▶ Aim
Write out every line of the material as it stands, apart from the pictures.

## Start Material provided

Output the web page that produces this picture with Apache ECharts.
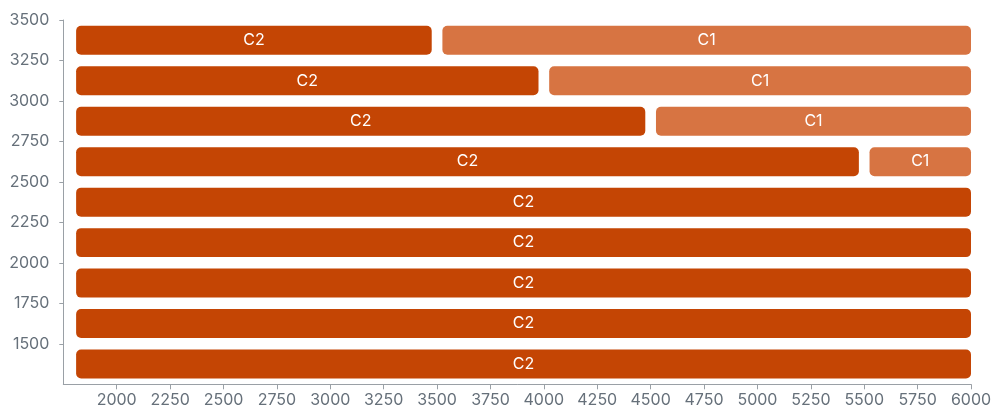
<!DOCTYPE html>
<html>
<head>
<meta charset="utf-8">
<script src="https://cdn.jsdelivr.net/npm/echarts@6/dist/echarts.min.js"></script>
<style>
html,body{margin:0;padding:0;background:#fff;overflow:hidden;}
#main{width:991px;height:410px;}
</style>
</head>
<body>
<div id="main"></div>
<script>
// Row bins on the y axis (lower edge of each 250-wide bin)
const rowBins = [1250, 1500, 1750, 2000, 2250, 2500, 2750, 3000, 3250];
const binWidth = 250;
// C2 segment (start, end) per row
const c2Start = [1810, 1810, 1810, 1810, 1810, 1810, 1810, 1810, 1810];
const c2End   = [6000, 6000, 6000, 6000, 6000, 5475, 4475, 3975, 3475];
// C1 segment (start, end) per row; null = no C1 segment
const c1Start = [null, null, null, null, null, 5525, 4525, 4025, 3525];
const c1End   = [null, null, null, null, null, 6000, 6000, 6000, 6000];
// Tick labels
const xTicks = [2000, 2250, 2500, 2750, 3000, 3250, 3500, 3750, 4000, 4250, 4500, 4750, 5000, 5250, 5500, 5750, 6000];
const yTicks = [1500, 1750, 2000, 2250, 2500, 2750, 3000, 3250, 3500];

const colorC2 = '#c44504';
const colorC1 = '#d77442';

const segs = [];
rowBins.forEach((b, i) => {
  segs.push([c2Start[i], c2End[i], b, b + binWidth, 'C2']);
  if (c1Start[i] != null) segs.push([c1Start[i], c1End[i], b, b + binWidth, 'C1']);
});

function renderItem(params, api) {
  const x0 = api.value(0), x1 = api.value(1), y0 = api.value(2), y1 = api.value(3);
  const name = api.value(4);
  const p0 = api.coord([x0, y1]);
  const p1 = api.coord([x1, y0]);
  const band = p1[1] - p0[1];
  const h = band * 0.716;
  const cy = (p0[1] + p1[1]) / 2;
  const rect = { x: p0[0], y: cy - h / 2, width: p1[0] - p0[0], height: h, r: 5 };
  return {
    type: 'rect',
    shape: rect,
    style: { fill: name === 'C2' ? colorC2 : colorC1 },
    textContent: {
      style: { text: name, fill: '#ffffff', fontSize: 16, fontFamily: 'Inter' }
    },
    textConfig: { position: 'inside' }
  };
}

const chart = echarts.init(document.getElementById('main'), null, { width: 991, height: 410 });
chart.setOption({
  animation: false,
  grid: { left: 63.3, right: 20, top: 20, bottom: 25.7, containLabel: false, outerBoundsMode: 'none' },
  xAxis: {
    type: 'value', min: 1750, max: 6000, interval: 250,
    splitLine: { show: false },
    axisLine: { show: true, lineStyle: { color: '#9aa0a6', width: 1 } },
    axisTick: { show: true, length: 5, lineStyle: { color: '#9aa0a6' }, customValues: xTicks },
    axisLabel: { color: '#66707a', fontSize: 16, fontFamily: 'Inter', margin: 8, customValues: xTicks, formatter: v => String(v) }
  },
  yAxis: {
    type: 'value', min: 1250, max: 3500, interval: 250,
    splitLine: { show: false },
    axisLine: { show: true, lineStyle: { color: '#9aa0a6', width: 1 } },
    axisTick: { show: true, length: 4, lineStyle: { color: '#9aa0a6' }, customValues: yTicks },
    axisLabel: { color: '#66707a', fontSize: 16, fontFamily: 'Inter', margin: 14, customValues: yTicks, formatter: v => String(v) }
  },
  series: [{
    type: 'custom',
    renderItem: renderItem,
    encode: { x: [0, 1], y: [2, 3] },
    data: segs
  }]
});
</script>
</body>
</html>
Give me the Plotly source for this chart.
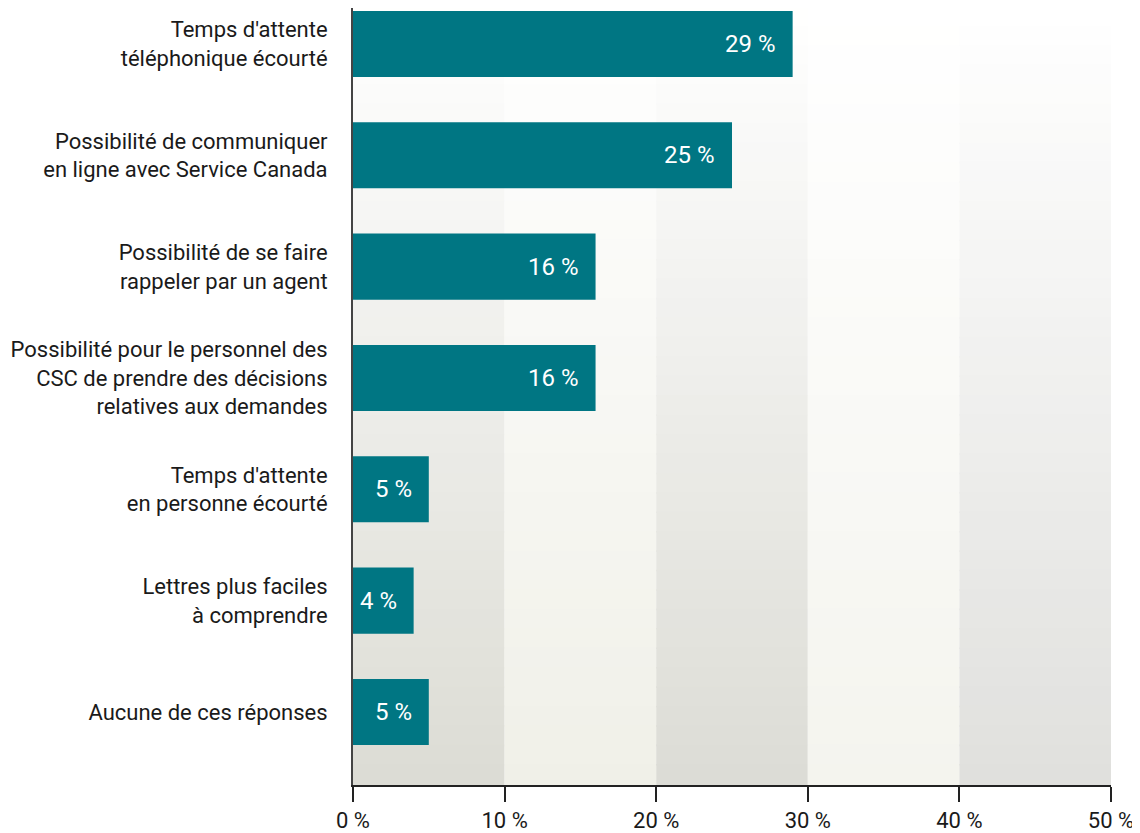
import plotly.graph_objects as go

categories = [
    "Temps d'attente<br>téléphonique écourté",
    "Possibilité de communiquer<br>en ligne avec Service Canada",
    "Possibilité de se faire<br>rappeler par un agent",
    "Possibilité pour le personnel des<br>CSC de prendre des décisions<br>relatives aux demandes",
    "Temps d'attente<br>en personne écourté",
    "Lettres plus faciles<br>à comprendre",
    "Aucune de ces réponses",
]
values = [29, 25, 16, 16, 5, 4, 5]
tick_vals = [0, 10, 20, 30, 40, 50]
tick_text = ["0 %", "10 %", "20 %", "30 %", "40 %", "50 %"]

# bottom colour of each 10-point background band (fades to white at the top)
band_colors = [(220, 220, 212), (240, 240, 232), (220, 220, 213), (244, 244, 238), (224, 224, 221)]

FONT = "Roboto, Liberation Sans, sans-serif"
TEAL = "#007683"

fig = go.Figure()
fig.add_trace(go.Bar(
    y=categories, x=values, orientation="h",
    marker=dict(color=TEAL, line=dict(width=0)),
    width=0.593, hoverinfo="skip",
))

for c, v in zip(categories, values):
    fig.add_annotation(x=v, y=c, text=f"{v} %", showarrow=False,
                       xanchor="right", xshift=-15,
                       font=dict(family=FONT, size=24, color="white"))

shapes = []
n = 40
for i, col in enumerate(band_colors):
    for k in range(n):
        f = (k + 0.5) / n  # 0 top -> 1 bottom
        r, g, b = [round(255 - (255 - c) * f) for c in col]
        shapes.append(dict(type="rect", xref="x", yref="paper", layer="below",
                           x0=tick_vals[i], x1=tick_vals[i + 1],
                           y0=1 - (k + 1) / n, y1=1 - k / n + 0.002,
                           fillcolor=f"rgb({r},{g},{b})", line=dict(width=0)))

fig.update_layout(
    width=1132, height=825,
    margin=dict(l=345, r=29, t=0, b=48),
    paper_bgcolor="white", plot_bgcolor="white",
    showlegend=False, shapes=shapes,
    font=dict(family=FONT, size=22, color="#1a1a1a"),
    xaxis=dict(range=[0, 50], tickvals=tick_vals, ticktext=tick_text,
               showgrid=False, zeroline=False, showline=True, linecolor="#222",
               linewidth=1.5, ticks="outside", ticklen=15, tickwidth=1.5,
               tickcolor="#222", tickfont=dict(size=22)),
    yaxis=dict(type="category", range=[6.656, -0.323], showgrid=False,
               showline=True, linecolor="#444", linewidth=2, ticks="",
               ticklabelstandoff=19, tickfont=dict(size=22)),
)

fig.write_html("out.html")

## End Material provided

▶ Correct response
Output the web page that produces this picture with Apache ECharts.
<!DOCTYPE html>
<html>
<head>
<meta charset="utf-8">
<script src="https://cdn.jsdelivr.net/npm/echarts@6/dist/echarts.min.js"></script>
<style>
html,body{margin:0;padding:0;background:#fff;overflow:hidden;}
#main{width:991px;height:410px;}
</style>
</head>
<body>
<div id="main"></div>
<script>
// Row bins on the y axis (lower edge of each 250-wide bin)
const rowBins = [1250, 1500, 1750, 2000, 2250, 2500, 2750, 3000, 3250];
const binWidth = 250;
// C2 segment (start, end) per row
const c2Start = [1810, 1810, 1810, 1810, 1810, 1810, 1810, 1810, 1810];
const c2End   = [6000, 6000, 6000, 6000, 6000, 5475, 4475, 3975, 3475];
// C1 segment (start, end) per row; null = no C1 segment
const c1Start = [null, null, null, null, null, 5525, 4525, 4025, 3525];
const c1End   = [null, null, null, null, null, 6000, 6000, 6000, 6000];
// Tick labels
const xTicks = [2000, 2250, 2500, 2750, 3000, 3250, 3500, 3750, 4000, 4250, 4500, 4750, 5000, 5250, 5500, 5750, 6000];
const yTicks = [1500, 1750, 2000, 2250, 2500, 2750, 3000, 3250, 3500];

const colorC2 = '#c44504';
const colorC1 = '#d77442';

const segs = [];
rowBins.forEach((b, i) => {
  segs.push([c2Start[i], c2End[i], b, b + binWidth, 'C2']);
  if (c1Start[i] != null) segs.push([c1Start[i], c1End[i], b, b + binWidth, 'C1']);
});

function renderItem(params, api) {
  const x0 = api.value(0), x1 = api.value(1), y0 = api.value(2), y1 = api.value(3);
  const name = api.value(4);
  const p0 = api.coord([x0, y1]);
  const p1 = api.coord([x1, y0]);
  const band = p1[1] - p0[1];
  const h = band * 0.716;
  const cy = (p0[1] + p1[1]) / 2;
  const rect = { x: p0[0], y: cy - h / 2, width: p1[0] - p0[0], height: h, r: 5 };
  return {
    type: 'rect',
    shape: rect,
    style: { fill: name === 'C2' ? colorC2 : colorC1 },
    textContent: {
      style: { text: name, fill: '#ffffff', fontSize: 16, fontFamily: 'Inter' }
    },
    textConfig: { position: 'inside' }
  };
}

const chart = echarts.init(document.getElementById('main'), null, { width: 991, height: 410 });
chart.setOption({
  animation: false,
  grid: { left: 63.3, right: 20, top: 20, bottom: 25.7, containLabel: false, outerBoundsMode: 'none' },
  xAxis: {
    type: 'value', min: 1750, max: 6000, interval: 250,
    splitLine: { show: false },
    axisLine: { show: true, lineStyle: { color: '#9aa0a6', width: 1 } },
    axisTick: { show: true, length: 5, lineStyle: { color: '#9aa0a6' }, customValues: xTicks },
    axisLabel: { color: '#66707a', fontSize: 16, fontFamily: 'Inter', margin: 8, customValues: xTicks, formatter: v => String(v) }
  },
  yAxis: {
    type: 'value', min: 1250, max: 3500, interval: 250,
    splitLine: { show: false },
    axisLine: { show: true, lineStyle: { color: '#9aa0a6', width: 1 } },
    axisTick: { show: true, length: 4, lineStyle: { color: '#9aa0a6' }, customValues: yTicks },
    axisLabel: { color: '#66707a', fontSize: 16, fontFamily: 'Inter', margin: 14, customValues: yTicks, formatter: v => String(v) }
  },
  series: [{
    type: 'custom',
    renderItem: renderItem,
    encode: { x: [0, 1], y: [2, 3] },
    data: segs
  }]
});
</script>
</body>
</html>
Give me the Plotly source for this chart.
import plotly.graph_objects as go

categories = [
    "Temps d'attente<br>téléphonique écourté",
    "Possibilité de communiquer<br>en ligne avec Service Canada",
    "Possibilité de se faire<br>rappeler par un agent",
    "Possibilité pour le personnel des<br>CSC de prendre des décisions<br>relatives aux demandes",
    "Temps d'attente<br>en personne écourté",
    "Lettres plus faciles<br>à comprendre",
    "Aucune de ces réponses",
]
values = [29, 25, 16, 16, 5, 4, 5]
tick_vals = [0, 10, 20, 30, 40, 50]
tick_text = ["0 %", "10 %", "20 %", "30 %", "40 %", "50 %"]

# bottom colour of each 10-point background band (fades to white at the top)
band_colors = [(220, 220, 212), (240, 240, 232), (220, 220, 213), (244, 244, 238), (224, 224, 221)]

FONT = "Roboto, Liberation Sans, sans-serif"
TEAL = "#007683"

fig = go.Figure()
fig.add_trace(go.Bar(
    y=categories, x=values, orientation="h",
    marker=dict(color=TEAL, line=dict(width=0)),
    width=0.593, hoverinfo="skip",
))

for c, v in zip(categories, values):
    fig.add_annotation(x=v, y=c, text=f"{v} %", showarrow=False,
                       xanchor="right", xshift=-15,
                       font=dict(family=FONT, size=24, color="white"))

shapes = []
n = 40
for i, col in enumerate(band_colors):
    for k in range(n):
        f = (k + 0.5) / n  # 0 top -> 1 bottom
        r, g, b = [round(255 - (255 - c) * f) for c in col]
        shapes.append(dict(type="rect", xref="x", yref="paper", layer="below",
                           x0=tick_vals[i], x1=tick_vals[i + 1],
                           y0=1 - (k + 1) / n, y1=1 - k / n + 0.002,
                           fillcolor=f"rgb({r},{g},{b})", line=dict(width=0)))

fig.update_layout(
    width=1132, height=825,
    margin=dict(l=345, r=29, t=0, b=48),
    paper_bgcolor="white", plot_bgcolor="white",
    showlegend=False, shapes=shapes,
    font=dict(family=FONT, size=22, color="#1a1a1a"),
    xaxis=dict(range=[0, 50], tickvals=tick_vals, ticktext=tick_text,
               showgrid=False, zeroline=False, showline=True, linecolor="#222",
               linewidth=1.5, ticks="outside", ticklen=15, tickwidth=1.5,
               tickcolor="#222", tickfont=dict(size=22)),
    yaxis=dict(type="category", range=[6.656, -0.323], showgrid=False,
               showline=True, linecolor="#444", linewidth=2, ticks="",
               ticklabelstandoff=19, tickfont=dict(size=22)),
)

fig.write_html("out.html")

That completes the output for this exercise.